===== TASK INPUTS

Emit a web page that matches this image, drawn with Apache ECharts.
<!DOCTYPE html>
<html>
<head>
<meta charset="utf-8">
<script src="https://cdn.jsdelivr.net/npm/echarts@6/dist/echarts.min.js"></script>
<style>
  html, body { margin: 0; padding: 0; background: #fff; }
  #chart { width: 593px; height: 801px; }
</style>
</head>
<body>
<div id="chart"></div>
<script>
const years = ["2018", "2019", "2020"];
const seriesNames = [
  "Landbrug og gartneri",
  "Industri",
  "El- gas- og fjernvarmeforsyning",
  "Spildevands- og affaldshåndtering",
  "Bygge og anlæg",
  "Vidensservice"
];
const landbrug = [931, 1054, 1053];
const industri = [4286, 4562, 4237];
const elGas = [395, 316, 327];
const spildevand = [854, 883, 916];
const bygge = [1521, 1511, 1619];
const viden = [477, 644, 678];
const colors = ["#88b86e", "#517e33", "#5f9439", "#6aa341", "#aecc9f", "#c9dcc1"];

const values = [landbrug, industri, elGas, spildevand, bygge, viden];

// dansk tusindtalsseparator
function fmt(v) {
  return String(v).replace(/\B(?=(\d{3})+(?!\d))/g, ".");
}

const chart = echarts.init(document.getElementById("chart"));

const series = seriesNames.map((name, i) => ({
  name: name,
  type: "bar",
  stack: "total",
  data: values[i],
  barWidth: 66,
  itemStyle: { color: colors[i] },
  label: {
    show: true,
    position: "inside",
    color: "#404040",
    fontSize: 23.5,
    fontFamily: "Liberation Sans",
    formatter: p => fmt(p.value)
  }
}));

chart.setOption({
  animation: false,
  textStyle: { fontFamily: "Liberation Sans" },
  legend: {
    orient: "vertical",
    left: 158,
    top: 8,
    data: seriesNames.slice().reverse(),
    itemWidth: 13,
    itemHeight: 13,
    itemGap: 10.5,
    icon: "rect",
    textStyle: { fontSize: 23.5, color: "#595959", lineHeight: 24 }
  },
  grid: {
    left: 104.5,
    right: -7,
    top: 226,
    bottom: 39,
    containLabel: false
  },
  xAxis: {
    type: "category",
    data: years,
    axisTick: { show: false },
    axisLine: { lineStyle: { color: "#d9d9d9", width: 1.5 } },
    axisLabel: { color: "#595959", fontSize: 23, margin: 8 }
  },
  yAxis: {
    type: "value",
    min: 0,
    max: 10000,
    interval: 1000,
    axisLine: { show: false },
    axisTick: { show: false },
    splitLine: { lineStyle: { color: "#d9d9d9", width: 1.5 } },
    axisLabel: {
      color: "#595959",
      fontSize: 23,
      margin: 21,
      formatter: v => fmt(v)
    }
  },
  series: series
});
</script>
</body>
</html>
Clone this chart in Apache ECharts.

==========

- PROBLEM DESCRIPTION
Which lines hold the string "this"? List them all.

- OUTPUT BELOW
Emit a web page that matches this image, drawn with Apache ECharts.
Clone this chart in Apache ECharts.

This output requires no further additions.